I need to build a system that processes clickstream data with sub-second latency. What is the ideal architecture for when combining Apache Kafka as the message broker and Apache Flink for stream processing? Specifically, how do we handle out-of-order events and ensure 'exactly-once' processing semantics when dealing with high-throughput streams from multiple sources?
3 answers
For sub-second latency, Flink is an excellent choice due to its native stream processing capabilities. To handle out-of-order events, you should implement Watermarks, which allow the system to wait for late-arriving data for a specific period. For 'exactly-once' semantics, ensure that you use Flink's two-phase commit sink connector with Kafka. This ensures that the state of your Flink job and the Kafka offsets are committed atomically. Tuning your serialization and avoiding heavy windowing operations will also help in keeping the processing latency within your required thresholds.
Are you managing your own Kafka clusters or using a cloud-native service like Confluent? The way you handle backpressure in Flink can change depending on how your broker partitions are configured.
State management is the biggest challenge here. Use RocksDB as your state backend in Flink if you expect your state size to exceed the available RAM on your task managers.
That is a solid recommendation. RocksDB allows for incremental checkpoints, which significantly reduces the time it takes to back up state, ensuring your real-time pipeline stays resilient and fast.

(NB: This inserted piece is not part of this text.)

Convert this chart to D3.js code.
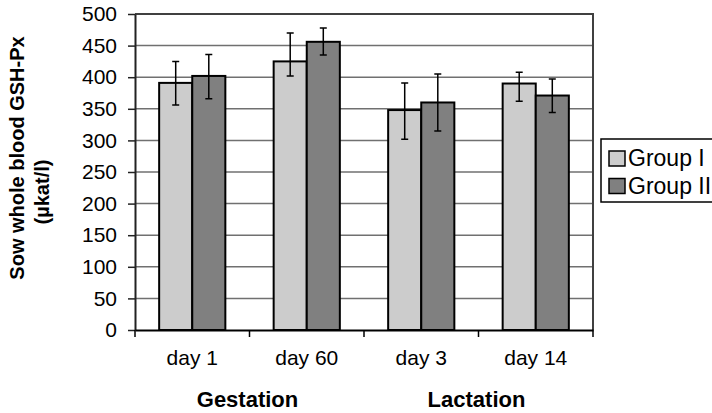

We are using Confluent Cloud. To manage backpressure, you should monitor the 'isBackpressured' metric in the Flink UI. If it triggers, consider increasing the parallelism of your operators or optimizing your transformation logic. In Confluent, you can also scale your partitions dynamically, but ensure that Flink is configured to rebalance the consumer load appropriately to avoid idle tasks that waste your expensive cloud resources.